In the beginning of May, less than a week after finding two lumps, Beckys lymph system was overpowered by cancer (multicentric lymphosarcoma). Within a few days she was unable to eat, struggling to drink, and fighting for every breath. By the time I knew what was going on, it was too late to even take her somewhere nice for a last walk, as she was too ill to walk far. I couldn't leave her side that last week, being torn apart as I watched her fade away so quickly.
It was the worst week of my life by far.
RIP Becky I miss you so much
Becky always gave every bit of her spirit and soul in everything I asked of her, all she ever asked in return was to be near me.
It breaks my heart that she did not have the many happy golden years that she deserved, that I expected her to have.
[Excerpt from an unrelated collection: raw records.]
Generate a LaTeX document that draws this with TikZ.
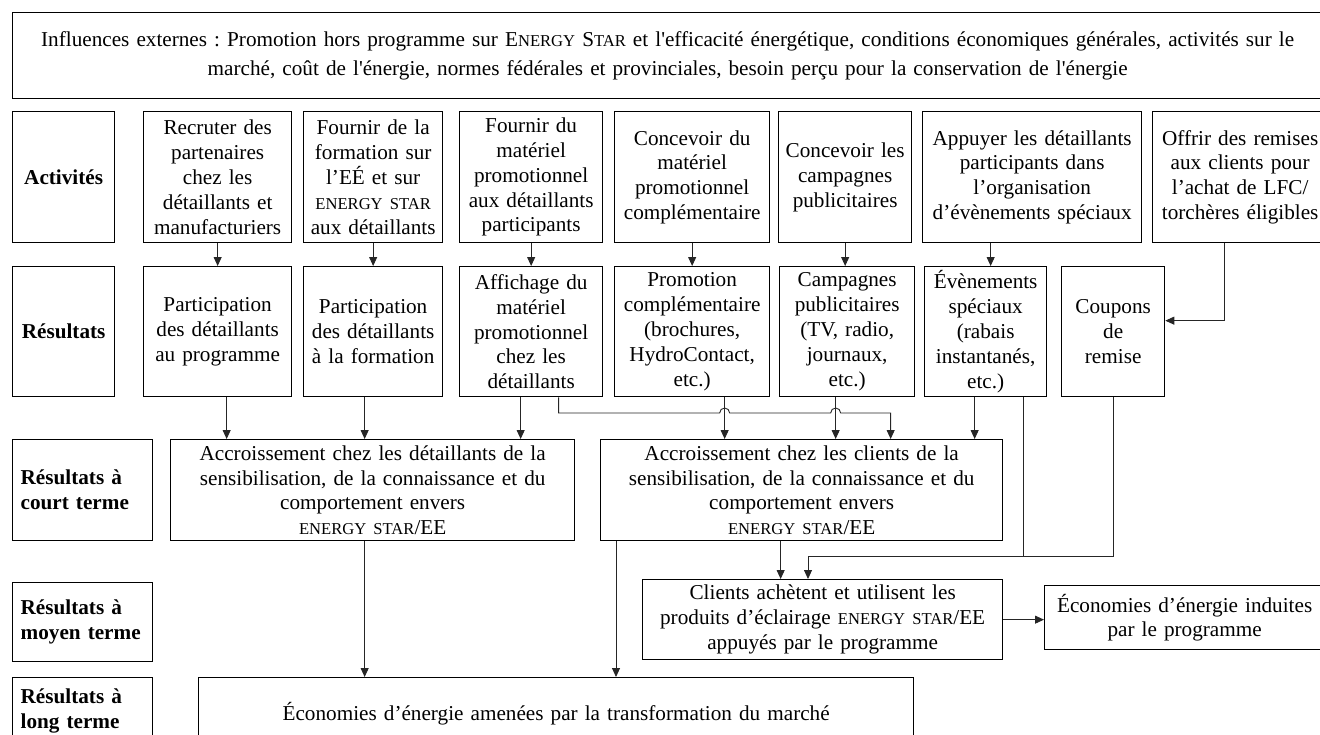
\documentclass[tikz,border=0pt]{standalone}
\usepackage{fontspec}
\setmainfont{Liberation Serif}
\usepackage{tikz}
\usetikzlibrary{arrows.meta}

\newcommand{\sm}[1]{{\fontsize{8.3pt}{10pt}\selectfont #1}}
\newcommand{\enstar}{\sm{ENERGY STAR}}
\frenchspacing

\begin{document}
\begin{tikzpicture}[
x=0.5pt, y=-0.5pt,
every node/.style={font=\fontsize{10.6pt}{12.4pt}\selectfont},
boxnode/.style={rectangle, draw=black, line width=0.65pt, anchor=north west,
align=center, inner sep=0pt},
actnode/.style={boxnode, minimum height=65.5pt},
resnode/.style={boxnode, minimum height=65pt},
labnode/.style={boxnode, font=\fontsize{10.6pt}{12.4pt}\selectfont\bfseries},
termnode/.style={labnode, align=left, inner xsep=4pt, text width=62pt},
arrownode/.style={-{Triangle[length=4.5pt, width=4pt]}, line width=0.45pt, black!85},
linenode/.style={line width=0.45pt, black!85}
]

\useasboundingbox (0,0) rectangle (1320,734);
\clip (0,0) rectangle (1320,734);

\node[boxnode, text width=655pt, minimum height=43pt, font=\fontsize{10.6pt}{14.5pt}\selectfont] (infl) at (12,12) {Influences externes : Promotion hors programme sur E\sm{NERGY} S\sm{TAR} et l\textquotesingle efficacité énergétique, conditions économiques générales, activités sur le\\ marché, coût de l\textquotesingle énergie, normes fédérales et provinciales, besoin perçu pour la conservation de l\textquotesingle énergie};

\node[labnode, text width=51pt, minimum height=65.5pt] (act) at (12,111) {Activités};
\node[actnode, text width=74pt] (recruit) at (143,111) {Recruter des\\ partenaires\\ chez les\\ détaillants et\\ manufacturiers};
\node[actnode, text width=69.5pt] (train) at (303,111) {Fournir de la\\ formation sur\\ l’EÉ et sur\\ \enstar\\ aux détaillants};
\node[actnode, text width=71.5pt] (supply) at (459,111) {Fournir du\\ matériel\\ promotionnel\\ aux détaillants\\ participants};
\node[actnode, text width=77.5pt] (design) at (614,111) {Concevoir du\\ matériel\\ promotionnel\\ complémentaire};
\node[actnode, text width=66.5pt] (campaign) at (778,111) {Concevoir les\\ campagnes\\ publicitaires};
\node[actnode, text width=109.5pt] (support) at (922,111) {Appuyer les détaillants\\ participants dans\\ l’organisation\\ d’évènements spéciaux};
\node[actnode, text width=87.5pt] (rebate) at (1152,111) {Offrir des remises\\ aux clients pour\\ l’achat de LFC/\\ torchères éligibles};

\node[labnode, text width=51pt, minimum height=65pt] (res) at (12,266) {Résultats};
\node[resnode, text width=74pt] (partprog) at (143,266) {Participation\\ des détaillants\\ au programme};
\node[resnode, text width=69.5pt] (partform) at (303,266) {Participation\\ des détaillants\\ à la formation};
\node[resnode, text width=71.5pt] (display) at (459,266) {Affichage du\\ matériel\\ promotionnel\\ chez les\\ détaillants};
\node[resnode, text width=77.5pt] (promo) at (614,266) {Promotion\\ complémentaire\\ (brochures,\\ HydroContact,\\ etc.)};
\node[resnode, text width=67.5pt] (ads) at (779,266) {Campagnes\\ publicitaires\\ (TV, radio,\\ journaux,\\ etc.)};
\node[resnode, text width=61pt] (events) at (924,266) {Évènements\\ spéciaux\\ (rabais\\ instantanés,\\ etc.)};
\node[resnode, text width=51.5pt] (coupons) at (1061,266) {Coupons\\ de\\ remise};

\node[termnode, minimum height=50.5pt] (shortlab) at (12,439) {Résultats à\\ court terme};
\node[boxnode, text width=202pt, minimum height=50.5pt] (retail) at (170,439) {Accroissement chez les détaillants de la\\ sensibilisation, de la connaissance et du\\ comportement envers\\ \enstar/EE};
\node[boxnode, text width=201pt, minimum height=50.5pt] (client) at (600,439) {Accroissement chez les clients de la\\ sensibilisation, de la connaissance et du\\ comportement envers\\ \enstar/EE};

\node[termnode, minimum height=39.5pt] (midlab) at (12,582) {Résultats à\\ moyen terme};
\node[boxnode, text width=180pt, minimum height=40pt] (buy) at (642,579) {Clients achètent et utilisent les\\ produits d’éclairage \enstar/EE\\ appuyés par le programme};
\node[boxnode, text width=140pt, minimum height=32pt] (induced) at (1044,585) {Économies d’énergie induites\\ par le programme};

\node[termnode, minimum height=33pt] (longlab) at (12,677) {Résultats à\\ long terme};
\node[boxnode, text width=357.5pt, minimum height=36pt] (market) at (198,677) {Économies d’énergie amenées par la transformation du marché};

\coordinate (hop) at (0,413);
\coordinate (join) at (808,556);

\draw[arrownode] (recruit) -- (partprog);
\draw[arrownode] (train) -- (partform);
\draw[arrownode] (supply) -- (display);
\draw[arrownode] (design) -- (promo);
\draw[arrownode] (campaign.south) -- (campaign.south |- ads.north);
\draw[arrownode] ([xshift=2.5pt]events.north |- support.south) -- ([xshift=2.5pt]events.north);
\draw[arrownode] ([xshift=-7.75pt]rebate.south) |- ([yshift=5.5pt]coupons.east);

\draw[arrownode] ([xshift=4.5pt]partprog.south) -- ([xshift=4.5pt]partprog.south |- retail.north);
\draw[arrownode] ([xshift=-4.25pt]partform.south) -- ([xshift=-4.25pt]partform.south |- retail.north);
\draw[arrownode] ([xshift=-5.25pt]display.south) -- ([xshift=-5.25pt]display.south |- retail.north);
\draw[arrownode] ([xshift=13.75pt]display.south) -- ([xshift=13.75pt]display.south |- hop)
  -- ([xshift=13.75pt]promo.south |- hop) arc[start angle=180, end angle=0, radius=2.5pt]
  -- ([xshift=-8.25pt]ads.south |- hop) arc[start angle=180, end angle=0, radius=2.5pt]
  -- ([xshift=44.5pt]client.north |- hop) -- ([xshift=44.5pt]client.north);
\draw[arrownode] ([xshift=16.25pt]promo.south) -- ([xshift=16.25pt]promo.south |- client.north);
\draw[arrownode] ([xshift=-5.75pt]ads.south) -- ([xshift=-5.75pt]ads.south |- client.north);
\draw[arrownode] ([xshift=-5.5pt]events.south) -- ([xshift=-5.5pt]events.south |- client.north);

\draw[linenode] ([xshift=19pt]events.south) -- ([xshift=19pt]events.south |- join);
\draw[arrownode] (coupons.south) |- (join) -- (join |- buy.north);
\draw[arrownode] ([xshift=-10.5pt]client.south) -- ([xshift=-10.5pt]client.south |- buy.north);
\draw[arrownode] ([xshift=8pt]client.south west) -- ([xshift=8pt]client.south west |- market.north);
\draw[arrownode] ([xshift=-4pt]retail.south) -- ([xshift=-4pt]retail.south |- market.north);
\draw[arrownode] (buy.east) -- (buy.east -| induced.west);

\end{tikzpicture}
\end{document}
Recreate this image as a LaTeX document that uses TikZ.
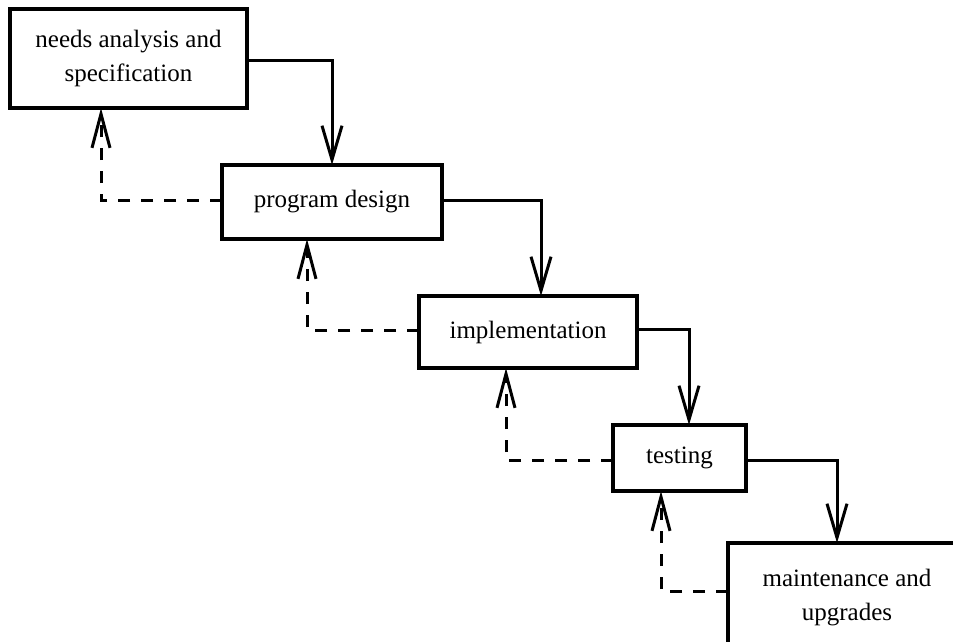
\documentclass[tikz,border=0pt]{standalone}
\usepackage{fontspec}
\setmainfont{Liberation Serif}
\usetikzlibrary{arrows.meta}
\begin{document}
\begin{tikzpicture}[x=1pt,y=-1pt,
  stage/.style={draw=black,line width=3.6pt,fill=white,inner sep=0pt,align=center,
    outer sep=0pt,font=\fontsize{25}{34}\selectfont},
  flow/.style={line width=3pt,-{Straight Barb[length=34pt,width=20pt,line width=3pt]}},
  back/.style={line width=3pt,dash pattern=on 12pt off 11pt,
    -{Straight Barb[length=34pt,width=18pt,line width=3pt]}}]
\clip (0,0) rectangle (953,641);
\fill[white] (0,0) rectangle (953,641);
\node[stage,minimum width=237pt,minimum height=99pt] (b1) at (128.5,58.5) {needs analysis and\\specification};
\node[stage,minimum width=220pt,minimum height=74pt] (b2) at (332,202) {program design};
\node[stage,minimum width=218pt,minimum height=72pt] (b3) at (528,332) {implementation};
\node[stage,minimum width=133pt,minimum height=66pt] (b4) at (679.5,458) {testing};
\node[stage,minimum width=238pt,minimum height=110pt] (b5) at (847,598) {maintenance and\\upgrades};
% forward flow
\draw[flow] ([yshift=-1.5pt]b1.east) -| (b2.north);
\draw[flow] ([yshift=2pt]b2.east) -| ([xshift=13pt]b3.north);
\draw[flow] ([yshift=3pt]b3.east) -| ([xshift=9.5pt]b4.north);
\draw[flow] ([yshift=-2pt]b4.east) -| ([xshift=-10pt]b5.north);
% feedback
\draw[back] ([yshift=2pt]b2.west) -| ([xshift=-27.5pt]b1.south);
\draw[back] ([yshift=2pt]b3.west) -| ([xshift=-25pt]b2.south);
\draw[back] ([yshift=-2pt]b4.west) -| ([xshift=-22pt]b3.south);
\draw[back] ([yshift=7pt]b5.west) -| ([xshift=-18.5pt]b4.south);
\end{tikzpicture}
\end{document}
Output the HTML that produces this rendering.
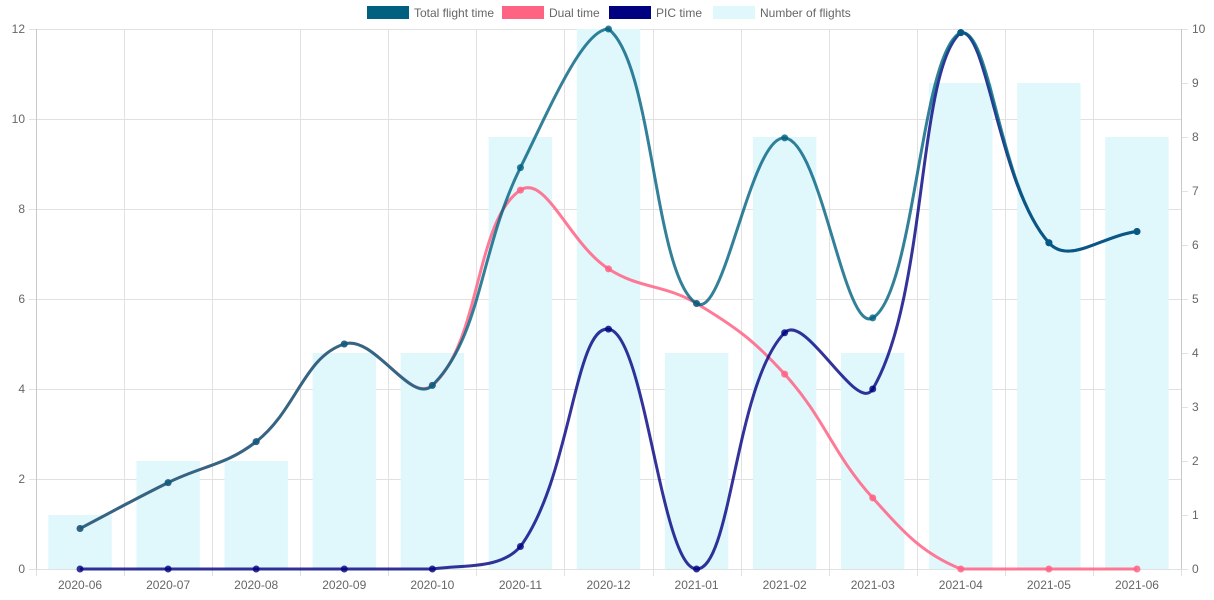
<!DOCTYPE html>
<html><head><meta charset="utf-8"><style>
body{margin:0;background:#fff;}
svg{display:block;font-family:"Liberation Sans",Arial,sans-serif;}
</style></head><body>
<svg id="c" width="1214" height="600"></svg>
<script>
const categories=["2020-06","2020-07","2020-08","2020-09","2020-10","2020-11","2020-12","2021-01","2021-02","2021-03","2021-04","2021-05","2021-06"];
const totalTime=[0.9,1.92,2.83,5.0,4.08,8.92,12.0,5.9,9.58,5.58,11.92,7.25,7.5];
const dualTime=[0.9,1.92,2.83,5.0,4.08,8.42,6.67,5.9,4.33,1.58,0,0,0];
const picTime=[0,0,0,0,0,0.5,5.33,0,5.25,4.0,11.92,7.25,7.5];
const flights=[1,2,2,4,4,8,10,4,8,4,9,9,8];
const leftTicks=[0,2,4,6,8,10,12];
const rightTicks=[0,1,2,3,4,5,6,7,8,9,10];

const svg=document.getElementById('c');
const NS='http://www.w3.org/2000/svg';
const L=36,R=1181,T=29,B=569;
const band=(R-L)/categories.length;
const xS=i=>L+band*(i+0.5);
const yL=v=>B-(v/12)*(B-T);
const yR=v=>B-(v/10)*(B-T);
function mk(tag,attrs,parent){const e=document.createElementNS(NS,tag);for(const k in attrs)e.setAttribute(k,attrs[k]);(parent||svg).appendChild(e);return e;}

const grid=mk('g',{});


leftTicks.forEach(v=>{
  mk('line',{x1:L-7,x2:R,y1:yL(v)+0.5,y2:yL(v)+0.5,stroke:'#e1e1e1'},grid);
  const t=mk('text',{x:L-11,y:yL(v)+4,'text-anchor':'end','font-size':12,fill:'#666'});
  t.textContent=v;
  
  
});
rightTicks.forEach(v=>{
  mk('line',{x1:R,x2:R+7,y1:yR(v)+0.5,y2:yR(v)+0.5,stroke:'#e1e1e1'},grid);
  const t=mk('text',{x:R+11,y:yR(v)+4,'font-size':12,fill:'#666'});
  t.textContent=v;
  
  
});
for(let i=0;i<=categories.length;i++){
  const x=Math.round(L+band*i)+0.5;
  mk('line',{x1:x,x2:x,y1:T,y2:B+7,stroke:'#e1e1e1'},grid);
}
mk('line',{x1:L+0.5,x2:L+0.5,y1:T,y2:B,stroke:'#c8c8c8'},grid);
mk('line',{x1:R+0.5,x2:R+0.5,y1:T,y2:B,stroke:'#c8c8c8'},grid);
categories.forEach((c,i)=>{
  const t=mk('text',{x:xS(i),y:589,'text-anchor':'middle','font-size':12,fill:'#666'});
  t.textContent=c;
  
  
});

flights.forEach((v,i)=>{
  const bw=band*0.72;
  const r=mk('rect',{x:xS(i)-bw/2,y:yR(v),width:bw,height:B-yR(v),fill:'#e0f7fc'});
  
  
});

const cl=y=>Math.max(T,Math.min(B,y));
function curve(pts){
  const n=pts.length,t=0.4,cp=[];
  for(let i=0;i<n;i++){
    const p=pts[Math.max(0,i-1)],c=pts[i],nx=pts[Math.min(n-1,i+1)];
    const d01=Math.hypot(c.x-p.x,c.y-p.y),d12=Math.hypot(nx.x-c.x,nx.y-c.y);
    let fa=d01/(d01+d12)||0,fb=d12/(d01+d12)||0;
    fa*=t;fb*=t;
    cp.push({px:c.x-fa*(nx.x-p.x),py:cl(c.y-fa*(nx.y-p.y)),nx:c.x+fb*(nx.x-p.x),ny:cl(c.y+fb*(nx.y-p.y))});
  }
  let d='M'+pts[0].x+','+pts[0].y;
  for(let i=1;i<n;i++)d+=' C'+cp[i-1].nx+','+cp[i-1].ny+' '+cp[i].px+','+cp[i].py+' '+pts[i].x+','+pts[i].y;
  return d;
}
function series(vals,color,name){
  const pts=vals.map((v,i)=>({x:xS(i),y:yL(v)}));
  const g=mk('g',{});
  
  
  const p=mk('path',{d:curve(pts),fill:'none',stroke:color,'stroke-width':3},g);
  
  
  pts.forEach((q,i)=>{
    const c=mk('circle',{cx:q.x,cy:q.y,r:3.5,fill:color},g);
    
    
  });
}
series(dualTime,'rgba(255,99,132,0.85)','dual-time');
series(picTime,'rgba(0,0,128,0.8)','pic-time');
series(totalTime,'rgba(0,96,128,0.8)','total-flight-time');

const legend=[["Total flight time","#006080",367],["Dual time","#ff6384",502],["PIC time","#000080",609],["Number of flights","#e0f7fc",713]];
legend.forEach(([lbl,col,x])=>{
  const g=mk('g',{});
  
  
  mk('rect',{x:x,y:6,width:42,height:13,fill:col},g);
  const t=mk('text',{x:x+47,y:17,'font-size':12,fill:'#666'},g);
  t.textContent=lbl;
});
</script>
</body></html>
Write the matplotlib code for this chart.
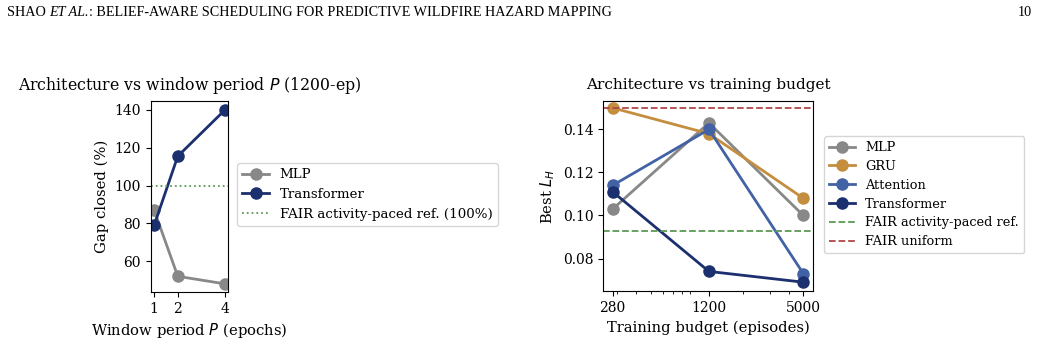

The evening she died I wrote this for her:
How quickly time slips away
We were having such fun only yesterday
Plenty of time for our lives to be totally entwined and united
Not as much time as was taken for granted
Not enough time in forever to make this feel right
Part of my soul, part of my shadow, is lost tonight
Now, some six weeks on, I still think about her (and therefore cry) many times every day. However, I realise that the reason it hurts so much to loose my Golden Girl, and the reason that loosing her has left such a huge hole, is because of the enormous amount of life and great and good things that she brought into my life. I am grateful for every single day that I had her there with me. My other dogs have pulled me back to functioning in the real and present world, and I realise how lucky I am to have them, how precious every moment is. I think I appreciate them more than ever now. I feel the need to enjoy every moment I can with them. After all, the only thing we can be certain of, is that we have the moment that we are in.